Given task:
Return the complete listing that follows, with each line reproduced exactly.
Start of Data provided
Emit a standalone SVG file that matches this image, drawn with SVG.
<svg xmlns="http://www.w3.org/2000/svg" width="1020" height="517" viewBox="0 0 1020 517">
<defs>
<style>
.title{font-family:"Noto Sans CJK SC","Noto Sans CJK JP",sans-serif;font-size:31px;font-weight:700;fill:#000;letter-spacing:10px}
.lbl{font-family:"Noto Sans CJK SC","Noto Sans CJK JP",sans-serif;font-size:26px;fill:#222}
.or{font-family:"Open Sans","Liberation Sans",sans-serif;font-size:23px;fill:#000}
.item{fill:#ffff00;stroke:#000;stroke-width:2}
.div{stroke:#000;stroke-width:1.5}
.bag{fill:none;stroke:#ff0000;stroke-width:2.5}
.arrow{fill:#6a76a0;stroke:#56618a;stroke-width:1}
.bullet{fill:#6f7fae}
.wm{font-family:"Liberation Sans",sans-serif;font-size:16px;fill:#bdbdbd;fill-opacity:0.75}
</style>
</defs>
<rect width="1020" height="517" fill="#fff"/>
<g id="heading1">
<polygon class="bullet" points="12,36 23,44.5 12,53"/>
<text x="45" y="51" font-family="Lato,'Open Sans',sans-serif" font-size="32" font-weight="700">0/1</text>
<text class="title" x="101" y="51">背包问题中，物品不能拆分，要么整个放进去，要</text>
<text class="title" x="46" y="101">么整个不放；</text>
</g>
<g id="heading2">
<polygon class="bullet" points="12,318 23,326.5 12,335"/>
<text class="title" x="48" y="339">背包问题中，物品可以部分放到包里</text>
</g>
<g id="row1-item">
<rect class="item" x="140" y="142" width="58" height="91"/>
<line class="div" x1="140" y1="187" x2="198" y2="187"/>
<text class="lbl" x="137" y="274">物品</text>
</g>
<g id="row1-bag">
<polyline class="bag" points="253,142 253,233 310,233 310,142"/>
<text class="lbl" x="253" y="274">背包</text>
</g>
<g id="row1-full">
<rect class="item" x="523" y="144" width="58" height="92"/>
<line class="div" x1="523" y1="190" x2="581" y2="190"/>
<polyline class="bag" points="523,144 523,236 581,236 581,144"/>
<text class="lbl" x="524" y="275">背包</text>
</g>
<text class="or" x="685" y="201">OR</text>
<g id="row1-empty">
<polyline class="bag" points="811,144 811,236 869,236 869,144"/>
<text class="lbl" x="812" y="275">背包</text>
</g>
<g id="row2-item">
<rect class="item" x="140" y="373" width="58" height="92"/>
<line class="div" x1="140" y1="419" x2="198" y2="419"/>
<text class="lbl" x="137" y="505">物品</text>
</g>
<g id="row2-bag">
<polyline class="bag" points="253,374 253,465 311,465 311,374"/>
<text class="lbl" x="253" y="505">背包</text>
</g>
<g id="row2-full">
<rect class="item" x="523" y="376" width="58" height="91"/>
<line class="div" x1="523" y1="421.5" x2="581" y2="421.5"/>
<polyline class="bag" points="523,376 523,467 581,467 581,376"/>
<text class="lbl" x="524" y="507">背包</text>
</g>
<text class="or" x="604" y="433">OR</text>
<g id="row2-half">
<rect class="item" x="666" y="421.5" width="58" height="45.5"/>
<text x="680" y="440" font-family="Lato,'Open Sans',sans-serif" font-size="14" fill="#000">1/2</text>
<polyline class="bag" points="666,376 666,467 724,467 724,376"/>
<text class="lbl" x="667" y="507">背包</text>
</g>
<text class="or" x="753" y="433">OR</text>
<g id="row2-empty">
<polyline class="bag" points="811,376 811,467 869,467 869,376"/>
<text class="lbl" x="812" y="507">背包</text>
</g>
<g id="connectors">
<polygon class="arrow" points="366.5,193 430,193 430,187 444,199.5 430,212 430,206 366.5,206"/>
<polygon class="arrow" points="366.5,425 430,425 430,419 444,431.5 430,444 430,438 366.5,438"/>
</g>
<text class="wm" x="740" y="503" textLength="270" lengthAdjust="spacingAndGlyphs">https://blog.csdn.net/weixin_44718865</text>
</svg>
End of Data provided
Exercise answer:
Emit a standalone SVG file that matches this image, drawn with SVG.
<svg xmlns="http://www.w3.org/2000/svg" width="1020" height="517" viewBox="0 0 1020 517">
<defs>
<style>
.title{font-family:"Noto Sans CJK SC","Noto Sans CJK JP",sans-serif;font-size:31px;font-weight:700;fill:#000;letter-spacing:10px}
.lbl{font-family:"Noto Sans CJK SC","Noto Sans CJK JP",sans-serif;font-size:26px;fill:#222}
.or{font-family:"Open Sans","Liberation Sans",sans-serif;font-size:23px;fill:#000}
.item{fill:#ffff00;stroke:#000;stroke-width:2}
.div{stroke:#000;stroke-width:1.5}
.bag{fill:none;stroke:#ff0000;stroke-width:2.5}
.arrow{fill:#6a76a0;stroke:#56618a;stroke-width:1}
.bullet{fill:#6f7fae}
.wm{font-family:"Liberation Sans",sans-serif;font-size:16px;fill:#bdbdbd;fill-opacity:0.75}
</style>
</defs>
<rect width="1020" height="517" fill="#fff"/>
<g id="heading1">
<polygon class="bullet" points="12,36 23,44.5 12,53"/>
<text x="45" y="51" font-family="Lato,'Open Sans',sans-serif" font-size="32" font-weight="700">0/1</text>
<text class="title" x="101" y="51">背包问题中，物品不能拆分，要么整个放进去，要</text>
<text class="title" x="46" y="101">么整个不放；</text>
</g>
<g id="heading2">
<polygon class="bullet" points="12,318 23,326.5 12,335"/>
<text class="title" x="48" y="339">背包问题中，物品可以部分放到包里</text>
</g>
<g id="row1-item">
<rect class="item" x="140" y="142" width="58" height="91"/>
<line class="div" x1="140" y1="187" x2="198" y2="187"/>
<text class="lbl" x="137" y="274">物品</text>
</g>
<g id="row1-bag">
<polyline class="bag" points="253,142 253,233 310,233 310,142"/>
<text class="lbl" x="253" y="274">背包</text>
</g>
<g id="row1-full">
<rect class="item" x="523" y="144" width="58" height="92"/>
<line class="div" x1="523" y1="190" x2="581" y2="190"/>
<polyline class="bag" points="523,144 523,236 581,236 581,144"/>
<text class="lbl" x="524" y="275">背包</text>
</g>
<text class="or" x="685" y="201">OR</text>
<g id="row1-empty">
<polyline class="bag" points="811,144 811,236 869,236 869,144"/>
<text class="lbl" x="812" y="275">背包</text>
</g>
<g id="row2-item">
<rect class="item" x="140" y="373" width="58" height="92"/>
<line class="div" x1="140" y1="419" x2="198" y2="419"/>
<text class="lbl" x="137" y="505">物品</text>
</g>
<g id="row2-bag">
<polyline class="bag" points="253,374 253,465 311,465 311,374"/>
<text class="lbl" x="253" y="505">背包</text>
</g>
<g id="row2-full">
<rect class="item" x="523" y="376" width="58" height="91"/>
<line class="div" x1="523" y1="421.5" x2="581" y2="421.5"/>
<polyline class="bag" points="523,376 523,467 581,467 581,376"/>
<text class="lbl" x="524" y="507">背包</text>
</g>
<text class="or" x="604" y="433">OR</text>
<g id="row2-half">
<rect class="item" x="666" y="421.5" width="58" height="45.5"/>
<text x="680" y="440" font-family="Lato,'Open Sans',sans-serif" font-size="14" fill="#000">1/2</text>
<polyline class="bag" points="666,376 666,467 724,467 724,376"/>
<text class="lbl" x="667" y="507">背包</text>
</g>
<text class="or" x="753" y="433">OR</text>
<g id="row2-empty">
<polyline class="bag" points="811,376 811,467 869,467 869,376"/>
<text class="lbl" x="812" y="507">背包</text>
</g>
<g id="connectors">
<polygon class="arrow" points="366.5,193 430,193 430,187 444,199.5 430,212 430,206 366.5,206"/>
<polygon class="arrow" points="366.5,425 430,425 430,419 444,431.5 430,444 430,438 366.5,438"/>
</g>
<text class="wm" x="740" y="503" textLength="270" lengthAdjust="spacingAndGlyphs">https://blog.csdn.net/weixin_44718865</text>
</svg>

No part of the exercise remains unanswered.